The area is also home to landmarks such as China's first modern water plant and the largest thermal power plant in East Asia.

The area contributed to a quarter of Shanghai's and a 20th of China's total industrial output. Time-honored brands, such as Forever and Phoenix bikes and Shanghai Watch entered the domestic market from Yangpu.

Since its inclusion in the National Cultural Heritage Administration's candidate list in 2020, Li and her team focused on creating a model for industrial heritage protection.

"Our work extends beyond preserving buildings," Li said. "We protect the unique spirit and cultural essence of Yangpu's waterfront."

Li's commitment to heritage work includes thorough field surveys and interviews with retired factory workers, gathering stories that breathe life into historical buildings.

Under her leadership, three new district-level cultural protection units were identified, and four industrial heritage sites were incorporated into protection efforts.

Currently, the demonstration zone along the river houses 73 immovable cultural relics and outstanding historical buildings, including national and municipal key units.

A decade of dedication to preserving Yangpu's heritage
Ti Gong

Li Jialei works on a digital platform about Yangpu's historical buildings.

"Seeing each brick, window and wall restored to its original state fills me with a sense of purpose," she said.

Li said heritage preservation must be multifaceted, extending beyond physical structures to encompass cultural memories and ecological context.

She has documented the industrial era's collective memory through interviews and a 12-part documentary series, "Century of Yangpu: Industrial Imprints." The project enriched the narrative of Yangpu's cultural heritage, highlighting the human stories behind the buildings.

A book, based on her collaboration with academic institutions, has been published, which features 15 cases of industrial heritage protection and showcases the district's innovative practices.

In addition to her preservation efforts, Li played a crucial role in developing long-term policies for the demonstration zone.

She co-authored a measure that outlines comprehensive actions for preserving and revitalizing industrial heritage.

Li also contributed to creating the city's first digital management platform for cultural relics, integrating Yangpu's heritage management into a unified digital system.

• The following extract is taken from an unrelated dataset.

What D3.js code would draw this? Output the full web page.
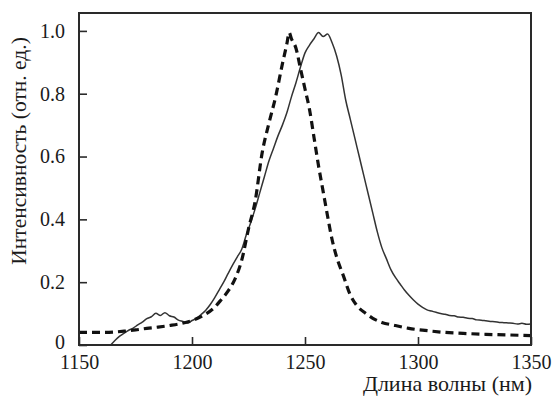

Despite her achievements, Li continues to seek new ways to advance heritage work. She is currently planning the next three-year action plan for the demonstration zone and preparing for the next national cultural relic survey.

"There's always more to do," she said. "I'm committed to enhancing the capabilities of our younger colleagues and ensuring that our heritage work remains vibrant and effective."

A decade of dedication to preserving Yangpu's heritage
Ti Gong

Li checks a model of a riverside historical building with a colleague.